Nelson anuncia que el mejor bailarín que hay ahora en la Rusia entera es Neymar. El problema no es si anda con razón o si la razón le falta, el problema no es que afirma eso que afirma enropado con la camiseta, las medias y la bandera de Brasil, el problema no es que quienes lo escuchan se rían: el problema es que su voz suena en las puertas del Teatro Bolshói.

De cara, debajo y a los costados de las ocho columnas blancas que impactan en el frente del Bolshói, el único que habla del Mundial es Nelson. Los demás no: no habla del Mundial una morocha cuya cabellera larga y lacia justifica la existencia de Rusia, no habla del Mundial un vendedor o revendedor de entradas que asegura que 3.000 rublos (unos 50 dólares) es un precio excelente para la función que está por empezar, no habla del Mundial un alemán que, con su selección fuera de carrera en la ronda de apertura, podría pero ni quiere hablar del Mundial.

Nada le saca al Bolshói la atmósfera solemne que, desde la inauguración en 1825, generaron su música, sus pompas, sus bailarines sublimes, sus bailarinas excelsas, sus leyendas. Adentro, es tiempo de que las gambetas a la lógica del maestro Pedrito Tchaikovsky (está bien, está bien, para los exigentes y para los ortodoxos, Pyotr Illyich), inspirado en una historia del crack universal y ruso Alexander Pushkin, salgan a la escena con La reina de espadas, una ópera tan entusiasmante como para que la morocha de la cabellera larga y lacia haga que esa cabellera vaya y venga, venga y vaya, hasta conmover al carro tirado por cuatro caballos que sobresale en la fachada del teatro. “Arte puro”, avisa una amiga de la morocha.
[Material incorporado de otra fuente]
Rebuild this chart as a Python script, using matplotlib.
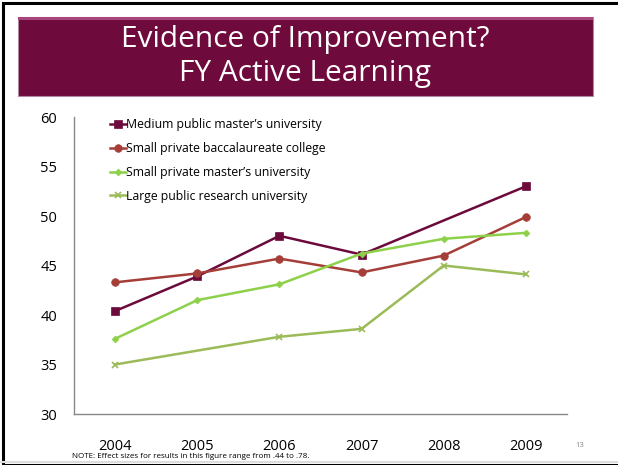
import numpy as np
import matplotlib.pyplot as plt
from matplotlib.patches import Rectangle
from matplotlib.lines import Line2D

# datos (None = sin dato)
years = [2004, 2005, 2006, 2007, 2008, 2009]
medium_public = [40.4, 43.9, 48.0, 46.1, None, 53.0]
small_bacc = [43.3, 44.2, 45.7, 44.3, 46.0, 49.9]
small_masters = [37.6, 41.5, 43.1, 46.2, 47.7, 48.3]
large_public = [35.0, None, 37.8, 38.6, 45.0, 44.1]

series = [
    ("Medium public master\u2019s university", medium_public, "#6B0A3B", "s", 5.5),
    ("Small private baccalaureate college", small_bacc, "#A53E38", "o", 5.5),
    ("Small private master\u2019s university", small_masters, "#8DD14A", "D", 3.5),
    ("Large public research university", large_public, "#9BBB59", "x", 4.5),
]

plt.rcParams['font.family'] = ['Open Sans', 'DejaVu Sans']

fig = plt.figure(figsize=(6.18, 4.65), dpi=100)

# marco del slide
fig.add_artist(Rectangle((3 / 618, 0), 1, 1 - 3 / 465, transform=fig.transFigure,
                         fill=False, edgecolor="black", linewidth=2.2))
fig.add_artist(Line2D([0, 1], [3 / 465, 3 / 465], transform=fig.transFigure,
                      color="#dddddd", linewidth=1.5))

# banda del título
x0, y0, x1, y1 = 18 / 618, 1 - 96 / 465, 593 / 618, 1 - 17 / 465
fig.add_artist(Rectangle((x0, y0), x1 - x0, y1 - y0, transform=fig.transFigure,
                         facecolor="#6E0A3C", edgecolor="#b08aa0", linewidth=0.8))
fig.add_artist(Rectangle((x0, y1 - 3 / 465), x1 - x0, 3 / 465, transform=fig.transFigure,
                         facecolor="#a8457a", edgecolor="none"))
fig.text(305 / 618, 1 - 40 / 465, "Evidence of Improvement?", ha="center", va="center",
         color="white", fontsize=21.5)
fig.text(305 / 618, 1 - 74 / 465, "FY Active Learning", ha="center", va="center",
         color="white", fontsize=21.5)

ax = fig.add_axes([74 / 618, 1 - 414 / 465, (567 - 74) / 618, (414 - 117) / 465])

for label, vals, color, marker, ms in series:
    xs = [i for i, v in enumerate(vals) if v is not None]
    ys = [v for v in vals if v is not None]
    ax.plot(xs, ys, color=color, linewidth=1.8, marker=marker, markersize=ms,
            markeredgewidth=1.2 if marker == "x" else 0.5, label=label)

ax.set_xlim(-0.5, len(years) - 0.5)
ax.set_ylim(30, 60)
ax.set_yticks(range(30, 61, 5))
ax.set_xticks(range(len(years)))
ax.set_xticklabels([str(y) for y in years])
ax.tick_params(axis="both", length=0, labelsize=10.5, colors="black")
ax.tick_params(axis="x", pad=18)
ax.tick_params(axis="y", pad=12)
for s in ["top", "right"]:
    ax.spines[s].set_visible(False)
for s in ["left", "bottom"]:
    ax.spines[s].set_color("#888888")
    ax.spines[s].set_linewidth(1)

ax.legend(loc="upper left", bbox_to_anchor=(0.063, 1.012), frameon=False, fontsize=8.8,
          handlelength=1.3, handletextpad=0.05, labelspacing=0.88, borderaxespad=0)

fig.text(72 / 618, 1 - 456 / 465, "NOTE: Effect sizes for results in this figure range from .44 to .78.",
         fontsize=5.8, va="center")
fig.text(580 / 618, 1 - 445 / 465, "13", fontsize=5.5, color="#888888", ha="center", va="center")

fig.savefig("out.png", dpi=100)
Tampoco se refiere a Neymar o al Mundial.

Dos muchachos con bufandas rusas, innecesarias para la temperatura de la Moscú de julio, necesarias para testimoniar su fe en la selección local, se asocian con Nelson en mundializar al Bolshói, ese templo tan seguro de sí mismo que no necesita asociarse a ningún pelotazo para dominar la escena. Bah, mundializar: pasan por adelante del Bolshói como una señal futbolera. Nelson les sonríe y no encuentra manera de solidificar el vínculo porque Neymar es un idioma universal, pero el portugués es portugués y el ruso es ruso. “Muy bueno lo de ustedes, pero campeones vamos a ser nosotros”, agrega. Los rusos cruzan de vereda tan desinteresados en Nelson como en el Bolshói.

En la vereda del otro lado, además de los rusos de las bufandas hay Mundial en crecimiento. Unos mexicanos que decidieron quedarse a pesar de que Brasil sacó de la cancha a su equipo, un uruguayo que ya cobija su boleto para ver el desafío frente a Francia en Nizhni Nóvgorod, tres argentinos que continúan preguntándose cuándo los mundiales les depararán fiesta entera, mientras dos rusas que reconocen que su amor por el fútbol goza de una vejez de dos semanas le dan la espalda al Bolshói y a sus musas y charlan de partidos que fueron o que vendrán. Hay apenas un testigo de semejante coloquio: Carlos Marx. Marx, que, transformado en estatua, ya no sólo no localiza a nadie que le consulte si le interesa mirar al Bolshói hasta la eternidad, sino que tampoco ubica a nadie que le dé la posibilidad de elegir si, después de ver los espantos del planeta, conserva paciencia para oír disquisiciones transnacionales sobre el Mundial.

Al vendedor o revendedor no le alcanzó el esfuerzo discursivo para agotar lo que ofrecía. Ni los empleados bancarios que regresan a sus hogares ni los turistas con ojos de Mundial se tientan con las entradas sobrantes. Nelson ratifica: “Si Neymar se subiera al escenario, pago lo que sea”. Incompleto escenario el suyo: disfruta de Neymar, pero a la morocha de la melena que justifica Rusia eso no parece importarle. Los oídos y el Bolshói a pleno son de Tchaikovsky.